Julia Briggs suggests that her "absence of or detachment from the self" enables her to transcend death and fuse with perpetuity; however, Naremore more accurately concludes that "she has drawn closer to an essential self which can only be defined negatively, as a vast dark realm which everyone has in common, apart from the external personality, what you see us by" (Briggs 75; Naremore 139). Experience, therefore, is a constant rhythmic flow, unified by emotional consciousness, and "death can be a kind of embrace […] of the self with the world outside and beyond" (Mittal 142). Mr. Ramsay, even though he subdues his egotism and reaches self equilibrium, will never be able to transcend death as Mrs. Ramsay does because he cannot disconnect from his external personality.

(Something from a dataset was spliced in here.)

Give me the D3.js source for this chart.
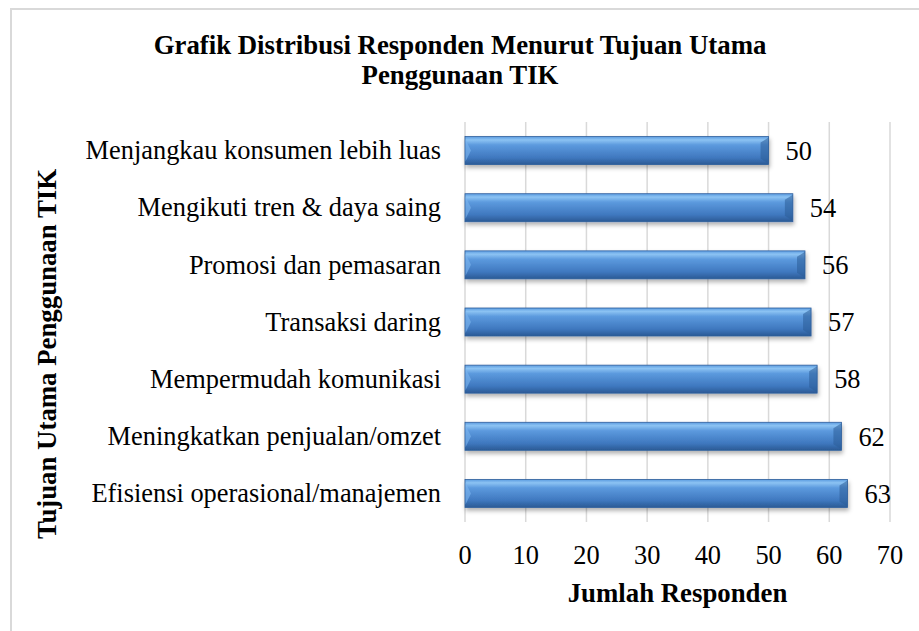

To the Lighthouse confirms that Woolf believes consciousness does not diminish with the body, but that it has potential to inspire long after death. Her work is one of the most important produced during the Modernist period and, for her, is a "supplanting of the traditional novel, and a kind of inactive elegy for it: a recognition of its death," a striking transition that expunges all previously conceived traditions of Victorian literature (qtd. in Stevenson 177).

Works Cited

Beer, Gillian. "Hume, Stephen, and Elegy in To the Lighthouse. Mrs. Dalloway and To The Lighthouse. New Casebooks. Ed. Sue Reid. New York: St. Martin's, 1993.

Briggs, Julia. "The Novels of the 1930s and the Impact of History." The Cambridge Companion to Virginia Woolf. The Cambridge Companions to Lit. Eds. Sue Roe, Susan Sellers. Cambridge: Cambridge UP, 2000. 72-90.

Mittal, S. P. The Aesthetic Venture. Ajanta Ser. On Aesthetics 4. Atlantic Highlands: Humanities, 1985.

Naremore, James. The World Without a Self. London: Yale UP, 1973.

Stevenson, Randall. "But What? Elegy?: Modernist Reading and the Death of Mrs. Ramsay." The Yearbook of English Studies. 21.3 (1996): 173-186. JSTOR. Gale. Longwood University Lib., Farmville, VA. 22 Oct. 2007 .

Woolf, Virginia. To the Lighthouse. 1927. San Diego: Harcourt, 1955.

Works Consulted

Abel, Elizabeth. Virginia Woolf and the Fictions of Psychoanalysis. Women in Culture and Society. Chicago: U of Chicago P, 1989.

Blackstone, Bernard. Virginia Woolf: A Commentary. New York: Harcourt, 1949.

Hill-Miller, Katherine. From the Lighthouse to Monk's House: A Guide to Virginia Woolf's Literary Landscapes. London: Duckworth, 2001.

Zwerdling, Alex. Virginia Woolf and the Real World. Berkeley: U of California P, 1986.